Entries taken from a collection →
┌──

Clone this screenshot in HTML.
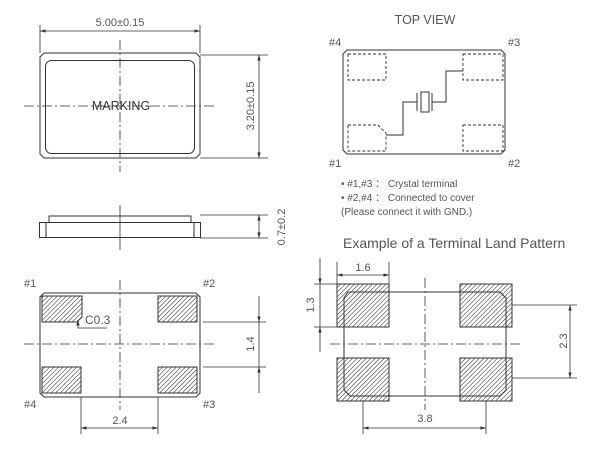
<!DOCTYPE html>
<html><head><meta charset="utf-8"><style>
html,body{margin:0;padding:0;background:#fff;}
svg{display:block;}
text{font-family:"Liberation Sans",sans-serif;fill:#555;}
</style></head><body>
<svg width="600" height="451" viewBox="0 0 600 451" xmlns="http://www.w3.org/2000/svg">
<defs>
<pattern id="h" width="3.2" height="3.2" patternUnits="userSpaceOnUse" patternTransform="rotate(45)">
<rect width="3.2" height="3.2" fill="#fff"/><line x1="0" y1="0" x2="0" y2="3.2" stroke="#333" stroke-width="1.1"/>
</pattern>
<marker id="a" viewBox="0 0 10 10" refX="10" refY="5" markerWidth="7" markerHeight="7" orient="auto-start-reverse"><path d="M0,2 L10,5 L0,8z" fill="#333"/></marker>
</defs>
<g stroke="#333" fill="none" stroke-width="1">
<!-- Top-left view -->
<path d="M44,53 H196 L200,57 V154 L196,158 H44 L40,154 V57 Z"/>
<rect x="45.5" y="60.5" width="149" height="93" rx="6"/>
<line x1="40" y1="25" x2="40" y2="53" stroke-width="0.8"/>
<line x1="200" y1="25" x2="200" y2="53" stroke-width="0.8"/>
<line x1="40" y1="31" x2="200" y2="31" marker-start="url(#a)" marker-end="url(#a)" stroke-width="0.8"/>
<line x1="200" y1="55" x2="268" y2="55" stroke-width="0.8"/>
<line x1="200" y1="158" x2="268" y2="158" stroke-width="0.8"/>
<line x1="259" y1="55" x2="259" y2="158" marker-start="url(#a)" marker-end="url(#a)" stroke-width="0.8"/>
<line x1="120" y1="40" x2="120" y2="172" stroke-dasharray="10,3,2,3" stroke-width="0.8"/>
<line x1="24" y1="106" x2="215" y2="106" stroke-dasharray="10,3,2,3" stroke-width="0.8"/>
<!-- side view -->
<path d="M49,222 V216 H191 V222"/>
<rect x="39.5" y="222.5" width="161" height="15"/>
<line x1="46" y1="223" x2="46" y2="237"/><line x1="194" y1="223" x2="194" y2="237"/>
<line x1="120" y1="205" x2="120" y2="250" stroke-width="0.8"/>
<line x1="200" y1="215" x2="268" y2="215" stroke-width="0.8"/>
<line x1="200" y1="238" x2="268" y2="238" stroke-width="0.8"/>
<line x1="259" y1="215" x2="259" y2="238" marker-start="url(#a)" marker-end="url(#a)" stroke-width="0.8"/>
<!-- bottom-left view -->
<path d="M44,293 H196 L200,297 V393 L196,397 H44 L40,393 V297 Z"/>
<path d="M42,296 H82 V317 L77,322 H42 Z" fill="url(#h)"/>
<rect x="158" y="296" width="39" height="26" fill="url(#h)"/>
<rect x="42" y="367" width="39" height="26" fill="url(#h)"/>
<rect x="158" y="367" width="39" height="26" fill="url(#h)"/>
<path d="M107,328 H78 V320" stroke-width="0.8" marker-end="url(#a)"/>
<line x1="120" y1="280" x2="120" y2="410" stroke-dasharray="10,3,2,3" stroke-width="0.8"/>
<line x1="24" y1="344" x2="215" y2="344" stroke-dasharray="10,3,2,3" stroke-width="0.8"/>
<line x1="203" y1="322" x2="266" y2="322" stroke-width="0.8"/>
<line x1="203" y1="367" x2="266" y2="367" stroke-width="0.8"/>
<line x1="259" y1="296" x2="259" y2="322" marker-end="url(#a)" stroke-width="0.8"/>
<line x1="259" y1="393" x2="259" y2="367" marker-end="url(#a)" stroke-width="0.8"/>
<line x1="259" y1="322" x2="259" y2="367" stroke-width="0.8"/>
<line x1="81" y1="397" x2="81" y2="434" stroke-width="0.8"/>
<line x1="158" y1="397" x2="158" y2="434" stroke-width="0.8"/>
<line x1="81" y1="428" x2="158" y2="428" marker-start="url(#a)" marker-end="url(#a)" stroke-width="0.8"/>
<!-- top view right -->
<path d="M347,50 H501 L505,54 V150 L501,154 H347 L343,150 V54 Z"/>
<g stroke-dasharray="3,2" stroke-width="0.9">
<rect x="348" y="54" width="38" height="26"/>
<rect x="463" y="54" width="40" height="26"/>
<path d="M348,125 H378 L386,133 V151 H348 Z"/>
<rect x="463" y="125" width="40" height="26"/>
</g>
<path d="M386,135 H403 V102 H417"/>
<line x1="417" y1="93" x2="417" y2="111"/>
<rect x="421" y="92" width="8" height="20"/>
<line x1="432" y1="93" x2="432" y2="111"/>
<path d="M432,102 H446 V71 H463"/>
<!-- land pattern -->
<rect x="337" y="284" width="52" height="43" fill="url(#h)"/>
<rect x="460" y="284" width="52" height="43" fill="url(#h)"/>
<rect x="337" y="358" width="52" height="43" fill="url(#h)"/>
<rect x="460" y="358" width="52" height="43" fill="url(#h)"/>
<path d="M348,292 H500 L506,298 V390 L500,396 H350 L344,390 V298 Z"/>
<line x1="425" y1="278" x2="425" y2="410" stroke-dasharray="10,3,2,3" stroke-width="0.8"/>
<line x1="330" y1="344" x2="520" y2="344" stroke-dasharray="10,3,2,3" stroke-width="0.8"/>
<line x1="337" y1="262" x2="337" y2="284" stroke-width="0.8"/>
<line x1="389" y1="262" x2="389" y2="284" stroke-width="0.8"/>
<line x1="337" y1="275" x2="389" y2="275" marker-start="url(#a)" marker-end="url(#a)" stroke-width="0.8"/>
<line x1="314" y1="284" x2="337" y2="284" stroke-width="0.8"/>
<line x1="314" y1="327" x2="337" y2="327" stroke-width="0.8"/>
<line x1="320" y1="258" x2="320" y2="284" marker-end="url(#a)" stroke-width="0.8"/>
<line x1="320" y1="352" x2="320" y2="327" marker-end="url(#a)" stroke-width="0.8"/>
<line x1="320" y1="284" x2="320" y2="327" stroke-width="0.8"/>
<line x1="512" y1="305" x2="577" y2="305" stroke-width="0.8"/>
<line x1="512" y1="378" x2="577" y2="378" stroke-width="0.8"/>
<line x1="570" y1="305" x2="570" y2="378" marker-start="url(#a)" marker-end="url(#a)" stroke-width="0.8"/>
<line x1="363" y1="401" x2="363" y2="434" stroke-width="0.8"/>
<line x1="486" y1="401" x2="486" y2="434" stroke-width="0.8"/>
<line x1="363" y1="428" x2="486" y2="428" marker-start="url(#a)" marker-end="url(#a)" stroke-width="0.8"/>
</g>
<g font-size="11">
<text x="120" y="26" text-anchor="middle">5.00±0.15</text>
<text x="121" y="110" text-anchor="middle" font-size="12.5" style="fill:#333">MARKING</text>
<text transform="translate(254,106) rotate(-90)" text-anchor="middle">3.20±0.15</text>
<text transform="translate(285,227) rotate(-90)" text-anchor="middle">0.7±0.2</text>
<text x="24" y="287">#1</text><text x="203" y="287">#2</text>
<text x="24" y="408">#4</text><text x="203" y="408">#3</text>
<text x="85" y="324" font-size="12">C0.3</text>
<text transform="translate(254,344) rotate(-90)" text-anchor="middle">1.4</text>
<text x="120" y="424" text-anchor="middle">2.4</text>
<text x="425" y="24" text-anchor="middle" font-size="12.5">TOP VIEW</text>
<text x="329" y="46">#4</text><text x="508" y="46">#3</text>
<text x="329" y="167">#1</text><text x="508" y="167">#2</text>
<text x="341" y="187" font-size="10">• #1,#3 ： Crystal terminal</text>
<text x="341" y="201" font-size="10">• #2,#4 ： Connected to cover</text>
<text x="341" y="215" font-size="10">(Please connect it with GND.)</text>
<text x="343" y="248" font-size="14">Example of a Terminal Land Pattern</text>
<text x="363" y="271" text-anchor="middle">1.6</text>
<text transform="translate(314,305) rotate(-90)" text-anchor="middle">1.3</text>
<text transform="translate(567,341) rotate(-90)" text-anchor="middle">2.3</text>
<text x="425" y="422" text-anchor="middle">3.8</text>
</g>
</svg>
</body></html>
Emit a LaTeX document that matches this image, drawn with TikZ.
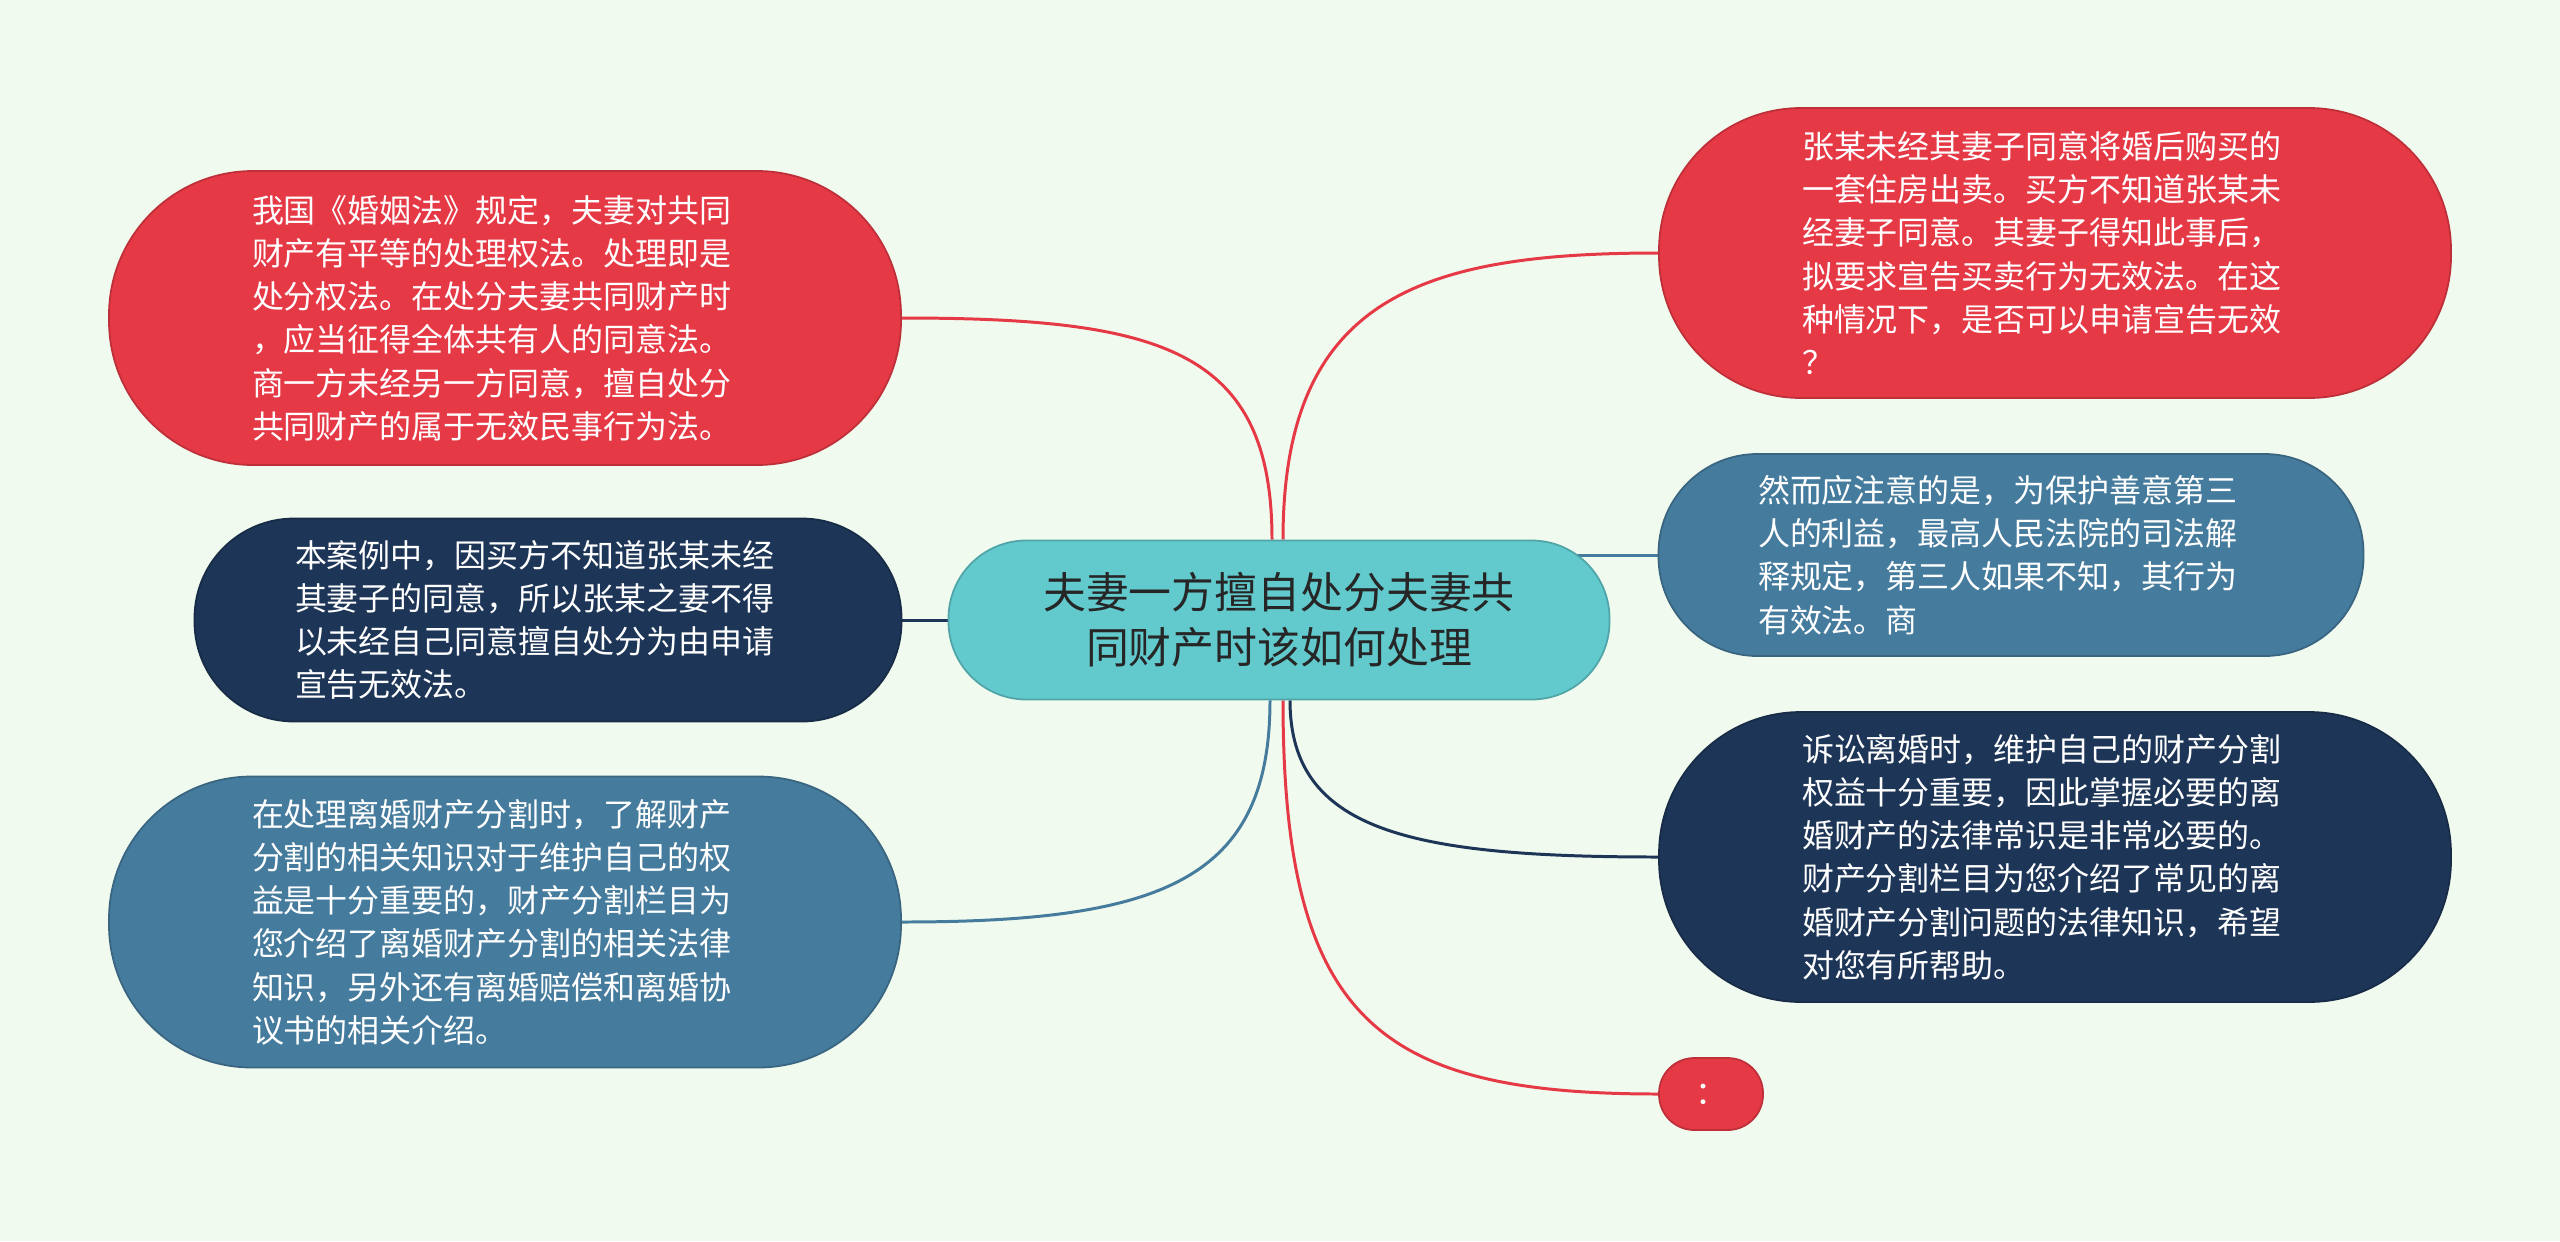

└──

Your instructions →
Looking at the listing above, count the lines that contain "this" and give nothing but the number.

Completed task →
2